Edited by DtEW - 4/22/2009 at 02:30 am GMT
post #8 of 13
Thread Starter 

DtEW, thank you for your feedback I truly appeciate the second chance you have given me.

 

You make several intersting points and one is my most recent observation. Recently I too learned taht last numbers aren't the best to go by an dthat you need to try a boot on. I have tried many boots that should have fit my foot because they are wider lasts but would have required as much or more work than narrower last boots. Boots like the Dalbello Proton, the Rossignol B Squad 90 and a few other wider last boots did not fit as expected likely because of the shape. As for the X Waves they likely did not fit well because at that time I did not have custom foot beds and since my feet pronate and widen I was probably not able to judge them the same as if I tried them today. That said the Salomon Impact Pro boots fit me pretty good out of the box and would likely only require a bit of work.

 

I am interested in your Atomic experience and how you compare that to the X Wave. It is good to hear that you find the lateral stiffness strong and that you are being advised that this is a good shell for racers. So how do you feel about the 100 flex boot and why did you chose that over the 120 or was the 120 not available then? I think it is funny too that the Atomic Nuke fits in fact it fits about as well as the Head Mojo XP, this was when I threw out the whole idea that last numbers were the way to shop for a short list of boots. The only difference between the Atomic and Head boot is I find is that the Atomic Nuke seems to require a heel lift to get my heel higher so that it is not grinding against the back of the boot, this was at the recommendation of the bootfitter. It seems that the heel area is not so friendly with my large calcaneous but it is overcome with the lift. I am hesitant on the idea of buying a boot that needs a heel lift just to get my heel in a spot that does not hurt. I think in a case like this I might be better to look at the Mojo which will not require that. I would consider the Impact Pro but that is not quite the kind of boot I want. I am looking for something to do bumps, jumps and huck off drops. Anyone using the Impact Pro for that kind of skiing could chime in and let me know how they find it.

post #9 of 13

This place is getting more and more insane day by day. 

 

If you find a boot out of the box that fits, buy it.

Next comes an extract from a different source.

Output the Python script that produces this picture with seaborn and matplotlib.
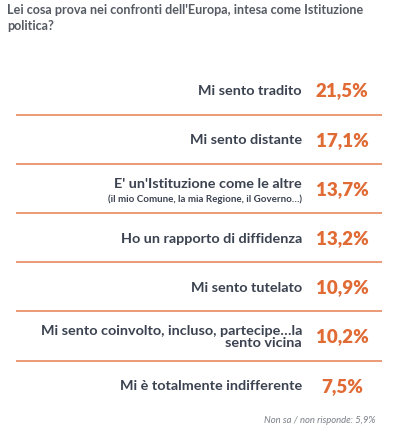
import matplotlib
matplotlib.use("Agg")
import matplotlib.pyplot as plt
import seaborn as sns

title = "Lei cosa prova nei confronti dell'Europa, intesa come Istituzione\npolitica?"
categories = [
    "Mi sento tradito",
    "Mi sento distante",
    "E' un'Istituzione come le altre",
    "Ho un rapporto di diffidenza",
    "Mi sento tutelato",
    "Mi sento coinvolto, incluso, partecipe…la\nsento vicina",
    "Mi è totalmente indifferente",
]
subnotes = ["", "", "(il mio Comune, la mia Regione, il Governo…)", "", "", "", ""]
values = [21.5, 17.1, 13.7, 13.2, 10.9, 10.2, 7.5]
footnote = "Non sa / non risponde: 5,9%"

sns.set_theme(style="white")
plt.rcParams['font.family'] = ['Lato', 'DejaVu Sans']

fig = plt.figure(figsize=(4.0, 4.35), dpi=100)
ax = fig.add_axes([0, 0, 1, 1])
ax.set_xlim(0, 400)
row_h = 49.2
top_c = 91
ax.set_ylim((435 - top_c) / row_h, -top_c / row_h)
ax.axis("off")

label_col = "#3b4250"
val_col = "#e06b35"
line_col = "#eb9a76"

fig.text(7 / 400, 1 - 4 / 435, title, ha="left", va="top", fontsize=9.1,
         fontweight="bold", color="#555a63", linespacing=1.35)

for i, (cat, sub, v) in enumerate(zip(categories, subnotes, values)):
    y = i
    if sub:
        ax.text(302, y - 0.1, cat, ha="right", va="center", fontsize=10.4,
                fontweight="bold", color=label_col)
        ax.text(302, y + 0.2, sub, ha="right", va="center", fontsize=7,
                fontweight="bold", color=label_col)
    else:
        ax.text(302, y, cat, ha="right", va="center", fontsize=10.4,
                fontweight="bold", color=label_col, linespacing=1.05)
    ax.text(342, y, f"{v:.1f}%".replace(".", ","), ha="center", va="center",
            fontsize=13.5, fontweight="heavy", color=val_col)
    if i < len(categories) - 1:
        ax.plot([16, 382], [y + 0.5, y + 0.5], color=line_col, lw=1.4,
                solid_capstyle="butt")

fig.text(376 / 400, 1 - 421 / 435, footnote, ha="right", va="center",
         fontsize=6.8, fontstyle="italic", color="#7a7f88")

fig.savefig("out.png", dpi=100)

If you don't, buy one your bootfitter can fit to you. 

 

Seriously, you need to listen to your boot-fitter and stop inquiring on a forum. You're wasting your time. 

 

All boots huck off drops. 

 

Performance discussion is not common in regards to boots because fit is so different from skier to skier. It's a moot point.

 

 

 

 

 

 

post #10 of 13

 

Quote:
Originally Posted by samurai View Post

This place is getting more and more insane day by day. 

 

If you find a boot out of the box that fits, buy it. If you don't, buy one your bootfitter can fit to you. 

 

Seriously, you need to listen to your boot-fitter and stop inquiring on a forum. You're wasting your time. 

 

All boots huck off drops. 

 

Performance discussion is not common in regards to boots because fit is so different from skier to skier. It's a moot point.

 

 

 

 

 

 

It's hopeless - go to this thread  -http://www.epicski.com/forum/thread/70932/freeride-boots/30#post_1094018and read from post 19 on.

 

Hopeless.

post #11 of 13

 

Quote:
Originally Posted by jmcosmo65 View Post

 

I am interested in your Atomic experience and how you compare that to the X Wave. It is good to hear that you find the lateral stiffness strong and that you are being advised that this is a good shell for racers. So how do you feel about the 100 flex boot and why did you chose that over the 120 or was the 120 not available then?


My old fitter noted that given my skiing intentions (all mountain, no racing) and my relatively low height/weight, there was no good reason to go for a super-stiff boot.  He noted that many of those who do so without being large/heavy nor involved with racing was doing so as a function of ego and me-too-ism at the expense of overall skiing performance.  Therefore he fit me into the XWave 8, which had a flex index of 90.  When I was in the shopping process that eventually gave me my RT FR/CS, I was looking for either a 100 or 110 flex (this is flawed since flex ratings do not carry between manufacturers), which would be an incremental increase in stiffness.  The 100-flex RT FR/CS has worked out well, but also made me aware of how certain shell designs can provide progressive resistance to flex, while others are prone to capitulation (well, not that dramatic, but certainly not progressive, perhaps mildly regressive past a certain point of flex.)

 

Actually, I was not advised either way regarding whether this shell was good for racers.  Again, the fitter commented that this race shop carried it primarily due to sponsorship obligations of its clientele.  It only means that Atomic has some sponsored racers in the Tahoe area.  I do imagine, however, that a sponsored racer would be more likely using the RT TI, or even the RS plug boots.

 

samurai and snofun3 do have a valid point, that is, you should use a bootfitter's expertise to fit you to the right boots.  However, the reason why I'm even discussing this is that my experience has taught me that although you should definitely utilize the bootfitter's expertise and experience, a consumer has to educate him/herself to the point where you can recognize whether your fitter is competent, and where his interests diverge from yours.  For example, in the case of my packed-out bootfitter-fitted XWaves, the logical next-step with that bootfitter would have been to buy Intuition custom liners.  It would have costed less than jumping ship to an entirely new boot, but the reality is that would have been a fix to deal with liners that had low durability and shells that didn't really fit my specific foot-shapes that well anyways.  In the end, I would have a very modified (read: hacked-up) boot that was done so to alleviate its basic deficiencies/incompatibilities.  That's why I stopped it right there.

post #12 of 13
Thread Starter 

DtEW thank you for the great advice and explanation behind it. This will be very helpful when I am out buying my next boot.

post #13 of 13

This answer may not be relevant to your post but if you are skiing a long 177 or 184 mid fat or

fat ski they handle better with stiff semi race boots from my experience 130 flex.